Vivimos en un mundo donde las etiquetas pesan más que los materiales. Donde una playera con cierto logo puede costar veinte veces más que otra exactamente igual, sólo porque tiene el branding correcto. Y aunque muchos lo saben, pocos lo aceptan: no compramos productos, compramos relatos; en especial, cuando esos relatos vienen envueltos en una marca. En este contexto, China no sólo ha perfeccionado el arte de fabricar productos para todo el mundo, también ha entendido cómo funciona el juego. Y no, no se trata solamente de “copiar” o hacer “clones baratos”, como a veces se piensa con cierto desdén en Occidente. Lo que se produce en muchas fábricas chinas no son copias, sino gemelos: productos hechos con los mismos materiales, en las mismas fábricas, por las mismas manos, pero con un destino distinto.
Imagina una fábrica en Guangzhou. Ahí se producen bolsas de alta gama para una marca de lujo europea. Esa bolsa, al salir de la línea de producción, puede tomar uno de dos caminos. Si va hacia al canal oficial, le esperan varias paradas: un departamento de control de calidad más estricto, un logo bordado con precisión quirúrgica, un número de serie, empaque elegante y, sobre todo, el paso por la máquina de marketing. Así, esa bolsa puede acabar costando 2,000 dólares en una boutique en Nueva York, París o la Ciudad de México.
Pero si la misma bolsa —idéntica en materiales y forma— no pasa por el canal oficial, quizás se le agregue un logo “alternativo”, o ninguno, y termine en un marketplace asiático por 60 dólares. ¿Es un clon? No exactamente. Es su gemelo no reconocido. La diferencia está en el relato, no en la calidad.
Este fenómeno pone en evidencia algo incómodo: lo que pagamos no es el producto, sino el universo simbólico que lo envuelve. El logo; la bolsa de papel con el nombre de la marca; el video publicitario que asoció esa prenda con éxito, exclusividad, belleza o poder. Todo eso cuesta más que el cuero o la costura.

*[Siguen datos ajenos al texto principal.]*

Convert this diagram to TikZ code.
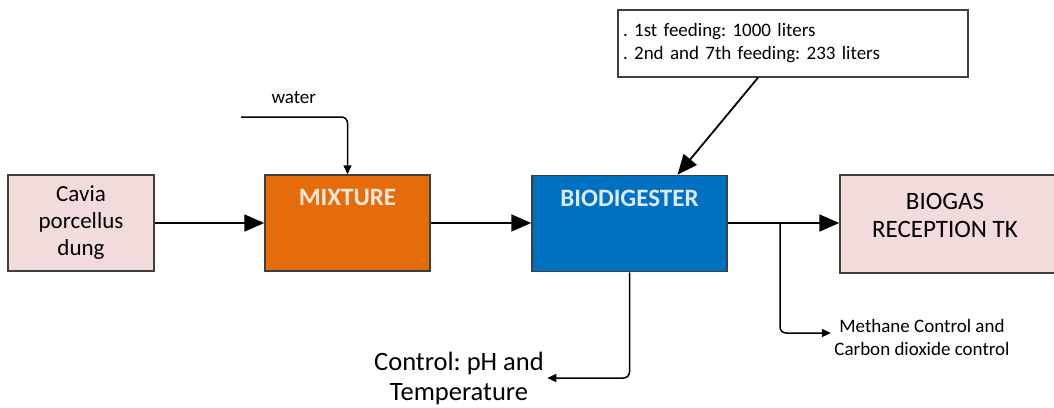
\documentclass[tikz,border=0pt]{standalone}
\usepackage{fontspec}
\setmainfont{Carlito}
\usetikzlibrary{arrows.meta,positioning,calc}
\definecolor{DungPink}{HTML}{F2DCDB}
\definecolor{MixOrange}{HTML}{E46C0A}
\definecolor{DigBlue}{HTML}{0070C0}
\definecolor{DigText}{HTML}{DDEBF7}
\definecolor{MixText}{HTML}{FCE9DA}
\definecolor{BoxEdge}{HTML}{3F3F3F}
\frenchspacing

\begin{document}
\begin{tikzpicture}[
    x=1pt, y=-1pt,
    box/.style={draw=BoxEdge, line width=1.5pt, minimum width=#1, minimum height=96pt, inner sep=0pt},
    flow/.style={line width=1.8pt, -{Triangle[length=20pt,width=17pt]}},
    side/.style={line width=1.5pt, rounded corners=6pt, -{Triangle[length=9pt,width=8pt]}},
    big/.style={font=\fontsize{23}{27}\selectfont},
    small/.style={font=\fontsize{19}{23}\selectfont},
    title/.style={anchor=north, font=\bfseries\fontsize{25}{30}\selectfont}
 ]
\useasboundingbox (0,0) rectangle (1054,407);

% main line of boxes
\node[box=146pt, fill=DungPink, big, align=center] (dung) at (81,223) {Cavia\\porcellus\\dung};
\node[box=165pt, fill=MixOrange] (mix) at (347.5,223) {};
\node[box=195pt, fill=DigBlue] (dig) at (629.5,223.5) {};
\node[box=230pt, fill=DungPink, minimum height=98pt] (tank) at (955,224) {};

\node[title, text=MixText] (mixtxt) at ([yshift=-12pt]mix.north) {MIXTURE};
\node[title, text=DigText] (digtxt) at ([yshift=-12pt]dig.north) {BIODIGESTER};
\node[font=\fontsize{25}{28}\selectfont, align=center] (tanktxt) at (945,215) {BIOGAS\\RECEPTION TK};

% inputs and outputs
\node[draw=BoxEdge, line width=1.4pt, fill=white, small, align=left, minimum width=350pt, minimum height=67pt, text width=340pt] (feed) at (793,43.5) {. 1st feeding: 1000 liters\\. 2nd and 7th feeding: 233 liters};
\node[small, anchor=west] (water) at (268,98) {water};
\coordinate (waterin) at (241,117);
\coordinate (branch) at (780,223);

\node[small, align=center] (gas) at (922,337) {Methane Control and\\Carbon dioxide control};
\node[font=\fontsize{26.5}{30}\selectfont, align=center] (ctrl) at (459,378) {Control: pH and\\Temperature};

\draw[flow] (dung) -- (mix);
\draw[flow] (mix) -- (mix -| dig.west);
\draw[flow] (dig.east |- mix) -- (mix -| tank.west);
\draw[flow] ([xshift=-35pt]feed.south) -- ([xshift=48pt]dig.north);
\draw[side] (waterin) -| (mix.north);
\draw[side] (branch) |- ([yshift=4pt]gas.west);
\draw[side] (dig.south) |- (ctrl.east);

\end{tikzpicture}
\end{document}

La gente suele defender las marcas con argumentos como “es que dura más” o “la calidad es otra”. Y sí, puede haber diferencias en ciertos casos. Pero en muchos otros lo que se vende es exactamente lo mismo, sólo que uno se maquilla con glamour y el otro no fue invitado a la fiesta ¿Duele aceptarlo? Claro. Sobre todo, si ahorraste medio año para darte el lujo de tener “el original”. Pero entender esto no es despreciar el deseo, sino mirar de frente al sistema que lo alimenta.
La gran pregunta es: ¿nos engañan las marcas o preferimos engañarnos nosotros mismos? Porque si compramos una bolsa de 2,000 dólares no es sólo para guardar cosas, sino para que otros vean que podemos pagarlos; entonces el producto cumple su función social, que es demostrar estatus y eso también tiene un valor. Un valor simbólico, psicológico, cultural. Pero no es un valor intrínseco del objeto.

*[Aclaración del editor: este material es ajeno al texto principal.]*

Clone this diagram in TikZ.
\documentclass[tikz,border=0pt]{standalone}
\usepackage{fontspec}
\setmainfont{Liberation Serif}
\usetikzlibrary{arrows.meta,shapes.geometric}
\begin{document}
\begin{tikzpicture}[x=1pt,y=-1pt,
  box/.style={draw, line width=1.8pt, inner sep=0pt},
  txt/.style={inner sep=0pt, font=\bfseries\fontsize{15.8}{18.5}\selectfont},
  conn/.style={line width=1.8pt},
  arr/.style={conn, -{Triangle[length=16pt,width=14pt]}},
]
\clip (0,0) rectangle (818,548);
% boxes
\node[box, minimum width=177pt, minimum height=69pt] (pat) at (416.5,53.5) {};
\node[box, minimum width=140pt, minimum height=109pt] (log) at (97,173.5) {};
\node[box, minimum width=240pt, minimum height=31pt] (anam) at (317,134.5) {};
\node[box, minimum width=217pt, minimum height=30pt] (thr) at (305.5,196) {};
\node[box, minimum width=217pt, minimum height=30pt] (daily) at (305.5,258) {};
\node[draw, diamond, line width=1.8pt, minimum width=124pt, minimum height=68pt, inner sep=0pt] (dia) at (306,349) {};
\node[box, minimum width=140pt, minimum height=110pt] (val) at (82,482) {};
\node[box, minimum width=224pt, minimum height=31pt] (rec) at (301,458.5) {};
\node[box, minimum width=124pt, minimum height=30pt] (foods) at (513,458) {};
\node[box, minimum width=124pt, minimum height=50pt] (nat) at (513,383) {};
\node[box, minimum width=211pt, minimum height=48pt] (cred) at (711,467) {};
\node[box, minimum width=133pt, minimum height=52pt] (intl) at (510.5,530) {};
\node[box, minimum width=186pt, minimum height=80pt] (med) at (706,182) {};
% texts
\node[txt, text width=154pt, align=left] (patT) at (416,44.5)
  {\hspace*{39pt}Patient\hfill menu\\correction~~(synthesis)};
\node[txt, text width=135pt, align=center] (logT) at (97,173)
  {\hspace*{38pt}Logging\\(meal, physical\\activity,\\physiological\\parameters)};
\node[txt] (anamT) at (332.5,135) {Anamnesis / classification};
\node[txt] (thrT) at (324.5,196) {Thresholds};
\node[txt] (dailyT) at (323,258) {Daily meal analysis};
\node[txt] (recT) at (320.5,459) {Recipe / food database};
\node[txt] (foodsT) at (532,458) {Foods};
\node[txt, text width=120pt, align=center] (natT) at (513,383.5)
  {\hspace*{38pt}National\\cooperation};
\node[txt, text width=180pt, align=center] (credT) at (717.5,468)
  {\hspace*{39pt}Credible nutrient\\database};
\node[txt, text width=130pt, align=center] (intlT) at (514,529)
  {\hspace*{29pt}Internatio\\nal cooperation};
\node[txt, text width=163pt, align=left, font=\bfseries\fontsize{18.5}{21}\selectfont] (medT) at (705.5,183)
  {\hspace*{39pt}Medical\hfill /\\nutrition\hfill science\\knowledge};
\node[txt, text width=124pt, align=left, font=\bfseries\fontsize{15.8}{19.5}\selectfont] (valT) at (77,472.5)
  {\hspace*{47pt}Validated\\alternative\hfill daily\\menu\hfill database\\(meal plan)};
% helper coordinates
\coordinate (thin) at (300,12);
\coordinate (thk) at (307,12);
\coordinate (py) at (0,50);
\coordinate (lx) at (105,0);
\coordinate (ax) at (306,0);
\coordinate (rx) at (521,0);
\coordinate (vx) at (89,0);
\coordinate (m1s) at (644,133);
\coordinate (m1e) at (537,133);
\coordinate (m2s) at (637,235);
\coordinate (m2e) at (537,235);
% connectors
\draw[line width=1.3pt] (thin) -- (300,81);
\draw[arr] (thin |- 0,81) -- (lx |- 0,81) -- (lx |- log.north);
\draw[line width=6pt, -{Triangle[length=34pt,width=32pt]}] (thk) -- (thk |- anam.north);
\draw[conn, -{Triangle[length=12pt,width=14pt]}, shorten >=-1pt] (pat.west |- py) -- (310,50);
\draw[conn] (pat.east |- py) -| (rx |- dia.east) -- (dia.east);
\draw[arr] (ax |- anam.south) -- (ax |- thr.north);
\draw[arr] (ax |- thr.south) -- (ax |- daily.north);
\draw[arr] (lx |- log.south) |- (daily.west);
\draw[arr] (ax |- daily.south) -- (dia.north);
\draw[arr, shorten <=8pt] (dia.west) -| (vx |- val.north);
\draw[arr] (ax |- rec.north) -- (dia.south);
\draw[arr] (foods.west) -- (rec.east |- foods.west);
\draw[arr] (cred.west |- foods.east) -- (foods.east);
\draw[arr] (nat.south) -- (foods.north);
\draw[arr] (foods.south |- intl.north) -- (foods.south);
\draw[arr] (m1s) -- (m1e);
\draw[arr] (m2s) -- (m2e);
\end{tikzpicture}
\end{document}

Lo fascinante –y lo perturbador– es que muchas veces los llamados “clones” son incluso mejores que los productos que marcas famosas sacan cuando quieren abaratar costos o expandirse en masa. Porque el mercado de gemelos también tiene estándares y competencia. Hay versiones hechas con mayor cuidado que las que venden muchas marcas de fast fashion.
Este artículo no busca decirte qué comprar o cómo gastar tu dinero. Si una marca te inspira, te hace sentir poderoso o simplemente te gusta, está bien… pero conviene saber qué estás comprando realmente. Porque cuando conoces el juego, puedes jugar con conciencia. Y tal vez incluso romper algunas reglas.
Al final, las verdaderas réplicas no son los productos, son los comportamientos. Y cuando todos queremos lo mismo porque tiene una marca encima, el único original es quien se atreve a elegir distinto.